The company axed its deal for NFL players to wear its products on the field, making the coming 2021 season the first in years that Under Armour logos will not appear on the field for years, according to a recent issue of the Front Office Sports email newsletter.

Under Amour’s move comes on the heels of the company’s exit from several other high-profile sports leagues, as well.

Under Armour asked to end its $85 million deal with the University of California (Cal), and also cut ties with UCLA after ending its 15-year, $280 million deal with that school. The company also paid off the University of Cincinnati to exit is 10-year, $50 million deal.

That is not all. Under Armour also backed out of its $50 million deal with Major League Baseball.

Under Armour has re-affirmed its contract with Super Bowl-bound superstar Tom Brady, but other athletes are reportedly re-evaluating their individual deals with the sportswear company.

The company says that it is retooling its reputation, veering away from expensive professional sports league deals, and looking to burnish its reputation as a “performance brand.”

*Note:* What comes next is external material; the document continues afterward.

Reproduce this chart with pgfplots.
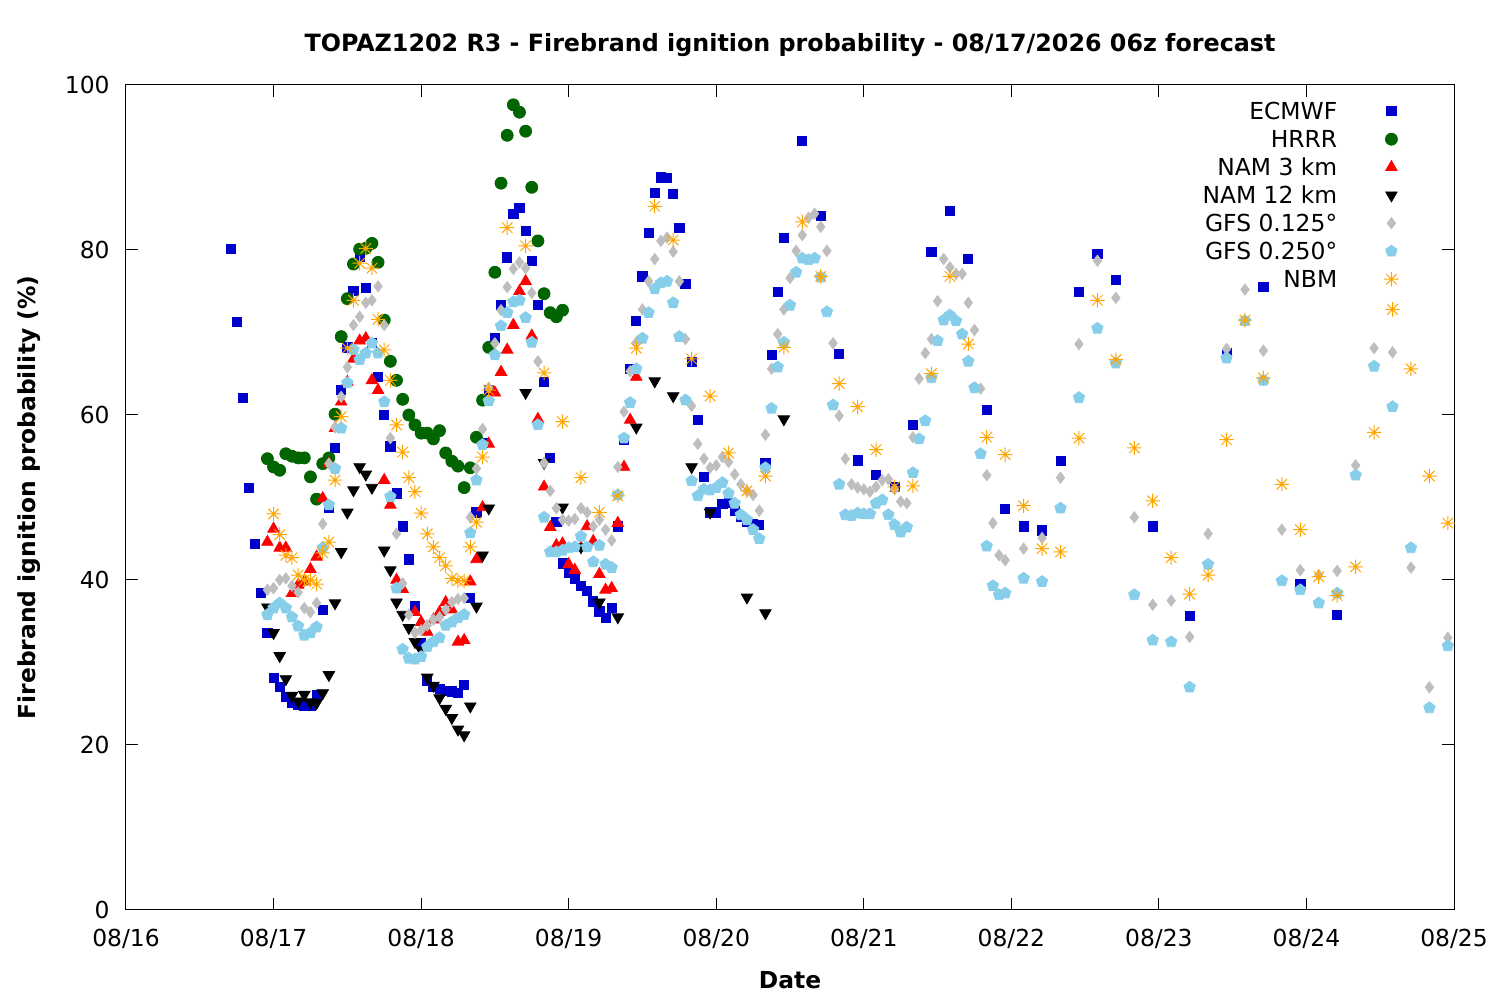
\documentclass[border=0pt]{standalone}
\usepackage{fontspec}
\setmainfont{DejaVu Sans}
\usepackage{pgfplots}
\pgfplotsset{compat=1.18}
\definecolor{ecb}{RGB}{0,0,204}
\definecolor{hrg}{RGB}{0,100,0}
\definecolor{gfa}{RGB}{190,190,190}
\definecolor{gfb}{RGB}{135,206,235}
\definecolor{nbo}{RGB}{255,165,0}
\pgfdeclareplotmark{gstar}{%
  \pgfpathmoveto{\pgfqpoint{-\pgfplotmarksize}{0pt}}\pgfpathlineto{\pgfqpoint{\pgfplotmarksize}{0pt}}%
  \pgfpathmoveto{\pgfqpoint{0pt}{-\pgfplotmarksize}}\pgfpathlineto{\pgfqpoint{0pt}{\pgfplotmarksize}}%
  \pgfpathmoveto{\pgfqpoint{-.72\pgfplotmarksize}{-.72\pgfplotmarksize}}\pgfpathlineto{\pgfqpoint{.72\pgfplotmarksize}{.72\pgfplotmarksize}}%
  \pgfpathmoveto{\pgfqpoint{-.72\pgfplotmarksize}{.72\pgfplotmarksize}}\pgfpathlineto{\pgfqpoint{.72\pgfplotmarksize}{-.72\pgfplotmarksize}}%
  \pgfusepathqstroke}
\pgfplotsset{
  gm/.style={only marks, legend image code/.code={\draw[##1] plot coordinates {(0pt,4.2pt)};}},
}
\begin{document}
\fontsize{11.7pt}{14pt}\selectfont
\begin{tikzpicture}
\useasboundingbox (-63pt,-45pt) rectangle (687pt,455pt);
\begin{axis}[
  scale only axis, width=664pt, height=412.5pt,
  at={(0,0)}, anchor=south west,
  xmin=0, xmax=216, ymin=0, ymax=100,
  xtick={0,24,...,216},
  xticklabels={08/16,08/17,08/18,08/19,08/20,08/21,08/22,08/23,08/24,08/25},
  ytick={0,20,...,100},
  /pgf/number format/assume math mode=true,
  tick align=inside, major tick length=6pt,
  tick style={black, line width=0.5pt},
  axis line style={line width=0.5pt},
  xticklabel style={anchor=base, yshift=-18.5pt, inner sep=0pt},
  yticklabel style={anchor=east, xshift=-8pt, inner sep=0pt},
  title={\fontsize{11.9pt}{14pt}\selectfont\bfseries TOPAZ1202 R3 - Firebrand ignition probability - 08/17/2026 06z forecast},
  title style={at={(axis description cs:0.5,1.0261)}, anchor=base, inner sep=0pt},
  xlabel={\bfseries Date},
  xlabel style={at={(axis description cs:0.5,-0.0946)}, anchor=base, inner sep=0pt},
  ylabel={\bfseries Firebrand ignition probability (\%)},
  ylabel style={at={(axis description cs:-0.0685,0.5)}, anchor=base, rotate=0, inner sep=0pt},
  clip mode=individual,
  legend plot pos=right,
  legend cell align=right,
  legend style={draw=none, fill=none, at={(axis description cs:0.9586,0.9818)}, anchor=north east,
    row sep=0pt, inner sep=0pt, column sep=0pt,
    nodes={inner sep=0pt, text height=9.6pt, text depth=4.4pt, anchor=base east},
    /tikz/every odd column/.style={column sep=23.5pt}},
]
\addplot[gm, mark=square*, mark size=2.3pt, color=ecb] coordinates {
(17,80.1)(18,71.3)(19,62.1)(20,51.2)(21,44.4)(22,38.4)(23,33.6)(24,28.1)(25,27.0)(26,25.8)(27,25.1)(28,24.9)(29,24.8)(30,24.7)(31,26.1)(32,36.4)(33,48.7)(34,56.0)(35,63.0)(36,68.2)(37,75.0)(38,79.2)(39,75.4)(40,68.7)(41,64.6)(42,60.0)(43,56.2)(44,50.5)(45,46.5)(46,42.5)(47,36.8)(48,32.4)(49,27.8)(50,27.0)(51,26.8)(52,26.6)(53,26.5)(54,26.3)(55,27.3)(56,37.8)(57,48.2)(58,56.6)(59,63.0)(60,69.3)(61,73.3)(62,79.1)(63,84.4)(64,85.1)(65,82.3)(66,78.7)(67,73.3)(68,64.0)(69,54.8)(70,47.0)(71,42.0)(72,40.9)(73,40.1)(74,39.3)(75,38.7)(76,37.4)(77,36.2)(78,35.4)(79,36.6)(80,46.5)(81,57.0)(82,65.6)(83,71.4)(84,76.8)(85,82.1)(86,86.9)(87,88.8)(88,88.7)(89,86.8)(90,82.7)(91,75.9)(92,66.4)(93,59.4)(94,52.5)(95,48.2)(96,48.2)(97,49.2)(98,49.3)(99,48.4)(100,47.6)(101,47.0)(102,46.8)(103,46.7)(104,54.2)(105,67.3)(106,74.9)(107,81.5)(110,93.2)(113,84.1)(116,67.4)(119,54.5)(122,52.7)(125,51.3)(128,58.8)(131,79.8)(134,84.7)(137,78.9)(140,60.6)(143,48.6)(146,46.5)(149,46.0)(152,54.4)(155,74.9)(158,79.5)(161,76.4)(167,46.5)(173,35.6)(179,67.5)(185,75.5)(191,39.5)(197,35.8)
};
\addlegendentry{ECMWF}
\addplot[gm, mark=*, mark size=3pt, color=hrg] coordinates {
(23,54.7)(24,53.7)(25,53.3)(26,55.3)(27,55.0)(28,54.8)(29,54.8)(30,52.5)(31,49.8)(32,54.1)(33,54.8)(34,60.1)(35,69.5)(36,74.1)(37,78.3)(38,80.1)(39,80.2)(40,80.8)(41,78.5)(42,71.5)(43,66.5)(44,64.2)(45,61.9)(46,60.0)(47,58.8)(48,57.8)(49,57.8)(50,57.1)(51,58.1)(52,55.4)(53,54.4)(54,53.8)(55,51.2)(56,53.6)(57,57.3)(58,61.8)(59,68.2)(60,77.3)(61,88.1)(62,93.9)(63,97.6)(64,96.7)(65,94.4)(66,87.6)(67,81.1)(68,74.7)(69,72.4)(70,71.9)(71,72.7)
};
\addlegendentry{HRRR}
\addplot[gm, mark=triangle*, mark size=3.3pt, color=red] coordinates {
(23,44.6)(24,46.2)(25,43.9)(26,43.9)(27,38.4)(28,39.4)(29,39.8)(30,41.3)(31,42.8)(32,49.9)(33,54.1)(34,58.4)(35,61.6)(36,64.0)(37,66.8)(38,69.0)(39,69.3)(40,64.2)(41,63.0)(42,52.1)(43,49.1)(44,40.0)(45,38.9)(47,36.1)(48,34.9)(49,33.7)(50,35.2)(51,36.1)(52,37.3)(53,36.4)(54,32.5)(55,32.7)(56,39.8)(57,42.5)(58,48.8)(59,56.5)(60,62.7)(61,65.2)(62,67.9)(63,70.9)(64,75.0)(65,76.2)(66,69.6)(67,59.5)(68,51.3)(69,46.4)(70,44.2)(71,44.4)(72,41.9)(73,41.2)(74,43.9)(75,46.5)(76,44.7)(77,40.7)(78,38.8)(79,39.0)(80,46.9)(81,53.7)(82,59.4)(83,64.6)
};
\addlegendentry{NAM 3 km}
\addplot[gm, mark=triangle*, mark size=3.3pt, mark options={rotate=180}, color=black] coordinates {
(23,36.7)(24,33.6)(25,30.8)(26,28.0)(27,26.0)(28,25.3)(29,26.1)(30,25.2)(31,25.1)(32,26.3)(33,28.5)(34,37.2)(35,43.4)(36,48.2)(37,50.9)(38,53.7)(39,52.8)(40,51.2)(42,43.6)(43,41.2)(44,37.3)(45,35.8)(46,34.2)(47,32.5)(48,31.5)(49,28.2)(50,27.2)(51,25.7)(52,24.4)(53,23.3)(54,21.9)(55,21.2)(56,24.7)(57,36.8)(58,43.0)(59,48.7)(65,62.7)(68,54.2)(71,48.8)(74,44.0)(77,37.3)(80,35.5)(83,58.5)(86,64.1)(89,62.3)(92,53.7)(95,48.2)(101,37.9)(104,36.0)(107,59.5)
};
\addlegendentry{NAM 12 km}
\addplot[gm, mark=diamond*, mark size=2.8pt, color=gfa] coordinates {
(23,38.8)(24,39.0)(25,40.0)(26,40.2)(27,39.3)(28,38.5)(29,36.6)(30,36.1)(31,37.2)(32,46.8)(33,54.1)(34,58.5)(35,62.2)(36,65.8)(37,70.9)(38,71.9)(39,73.6)(40,73.9)(41,75.6)(42,70.9)(43,57.2)(44,45.6)(45,39.6)(46,35.8)(47,33.6)(48,33.9)(49,34.5)(50,35.2)(51,35.5)(52,36.4)(53,37.3)(54,37.7)(55,37.8)(56,47.6)(57,53.5)(58,58.3)(59,63.3)(60,68.7)(61,72.7)(62,75.5)(63,77.7)(64,78.5)(65,77.8)(66,74.8)(67,66.5)(68,54.2)(69,50.8)(70,48.7)(71,47.3)(72,47.2)(73,47.4)(74,48.7)(75,48.2)(76,46.5)(77,47.3)(78,46.1)(79,44.8)(80,53.7)(81,60.4)(82,65.3)(83,68.8)(84,72.8)(85,76.2)(86,78.9)(87,81.1)(88,81.5)(89,79.8)(90,76.2)(91,69.2)(92,61.1)(93,56.5)(94,54.7)(95,53.6)(96,53.9)(97,54.9)(98,54.3)(99,52.8)(100,51.6)(101,50.8)(102,50.3)(103,48.4)(104,57.6)(105,65.6)(106,69.8)(107,72.8)(108,76.6)(109,79.9)(110,81.8)(111,83.9)(112,84.4)(113,82.8)(114,79.9)(115,68.7)(116,59.9)(117,54.7)(118,51.6)(119,51.2)(120,51.0)(121,50.7)(122,51.3)(123,52.1)(124,52.2)(125,51.0)(126,49.5)(127,49.3)(128,57.3)(129,64.4)(130,67.5)(131,69.2)(132,73.8)(133,78.9)(134,77.9)(135,77.1)(136,77.1)(137,73.6)(138,70.3)(139,63.2)(140,52.7)(141,46.9)(142,43.0)(143,42.4)(146,43.8)(149,45.1)(152,52.4)(155,68.6)(158,78.7)(161,74.2)(164,47.6)(167,37.0)(170,37.5)(173,33.1)(176,45.6)(179,68.0)(182,75.2)(185,67.8)(188,46.1)(191,41.2)(194,40.6)(197,41.1)(200,53.9)(203,68.1)(206,67.6)(209,41.5)(212,27.0)(215,33.0)
};
\addlegendentry{GFS 0.125°}
\addplot[gm, mark=pentagon*, mark size=3pt, color=gfb] coordinates {
(23,35.8)(24,36.6)(25,37.2)(26,36.6)(27,35.5)(28,34.4)(29,33.3)(30,33.6)(31,34.3)(32,43.9)(33,49.1)(34,53.5)(35,58.4)(36,63.9)(37,67.9)(38,66.7)(39,67.5)(40,68.7)(41,67.5)(42,61.6)(43,50.1)(44,39.0)(45,31.6)(46,30.5)(47,30.4)(48,30.7)(49,31.9)(50,32.5)(51,33.0)(52,34.5)(53,34.9)(54,35.4)(55,35.8)(56,45.7)(57,52.1)(58,56.4)(59,61.7)(60,67.3)(61,70.8)(62,72.4)(63,73.7)(64,73.9)(65,71.8)(66,68.8)(67,58.8)(68,47.6)(69,43.4)(70,43.4)(71,43.6)(72,43.9)(73,44.0)(74,45.3)(75,44.0)(76,42.2)(77,44.2)(78,41.9)(79,41.5)(80,50.3)(81,57.2)(82,61.5)(83,65.6)(84,69.3)(85,72.4)(86,75.3)(87,76.0)(88,76.2)(89,73.6)(90,69.5)(91,61.8)(92,52.0)(93,50.2)(94,51.0)(95,50.9)(96,51.2)(97,51.8)(98,50.5)(99,49.3)(100,47.9)(101,47.3)(102,46.1)(103,45.0)(104,53.6)(105,60.8)(106,65.8)(107,68.8)(108,73.3)(109,77.3)(110,79.0)(111,78.8)(112,79.0)(113,76.7)(114,72.5)(115,61.2)(116,51.6)(117,47.9)(118,47.8)(119,48.1)(120,48.0)(121,48.0)(122,49.3)(123,49.7)(124,47.9)(125,46.7)(126,45.8)(127,46.4)(128,53.0)(129,57.1)(130,59.3)(131,64.5)(132,69.0)(133,71.5)(134,72.1)(135,71.4)(136,69.8)(137,66.5)(138,63.3)(139,55.3)(140,44.1)(141,39.3)(142,38.2)(143,38.4)(146,40.2)(149,39.8)(152,48.7)(155,62.1)(158,70.5)(161,66.3)(164,38.2)(167,32.7)(170,32.5)(173,27.0)(176,41.9)(179,66.9)(182,71.4)(185,64.2)(188,39.9)(191,38.8)(194,37.2)(197,38.4)(200,52.7)(203,65.9)(206,61.0)(209,43.9)(212,24.5)(215,32.0)
};
\addlegendentry{GFS 0.250°}
\addplot[gm, mark=gstar, mark size=3.6pt, mark options={line width=0.5pt}, color=nbo] coordinates {
(24,48.0)(25,45.5)(26,43.0)(27,42.7)(28,40.6)(29,40.0)(30,40.0)(31,39.5)(32,43.3)(33,44.6)(34,52.1)(35,59.8)(36,68.1)(37,73.9)(38,78.4)(39,80.2)(40,77.8)(41,71.6)(42,67.9)(43,64.2)(44,58.8)(45,55.5)(46,52.4)(47,50.7)(48,48.1)(49,45.6)(50,44.0)(51,42.7)(52,41.7)(53,40.2)(54,39.9)(55,39.9)(56,44.0)(57,47.0)(58,54.9)(59,63.0)(62,82.7)(65,80.5)(68,65.1)(71,59.2)(74,52.4)(77,48.2)(80,50.2)(83,68.1)(86,85.3)(89,81.2)(92,66.8)(95,62.3)(98,55.4)(101,50.8)(104,52.6)(107,68.2)(110,83.4)(113,76.8)(116,63.8)(119,61.0)(122,55.8)(125,51.3)(128,51.4)(131,65.0)(134,76.8)(137,68.6)(140,57.3)(143,55.2)(146,49.0)(149,43.8)(152,43.4)(155,57.2)(158,73.9)(161,66.7)(164,56.0)(167,49.6)(170,42.7)(173,38.3)(176,40.6)(179,57.0)(182,71.5)(185,64.5)(188,51.6)(191,46.1)(194,40.4)(197,38.1)(200,41.6)(203,57.9)(206,72.8)(209,65.6)(212,52.6)(215,46.9)
};
\addlegendentry{NBM}
\end{axis}
\end{tikzpicture}
\end{document}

The move comes on the heels of several years of cratering TV ratings across all professional sports.

2020 was a disastrous year for TV ratings for nearly every pro sport. The U.S. Open lost 56 percent of its viewers over 2019. Basketball suffered greatly, as well. The NBA finals were down 49 percent over last year. Tennis’ Open also cratered, losing 45 percent over 2019’s games. But the worst of all was Hockey’s Stanley Cup. The NHL’s big game lost a whopping sixty percent over the 2019 championship series.

The NFL has also suffered collapsing TV viewership and was down at least seven percent over last year. It has been so consistently bad this year that advertisers are starting to rise to demand concessions for their high advertising spending since viewership has been falling each week.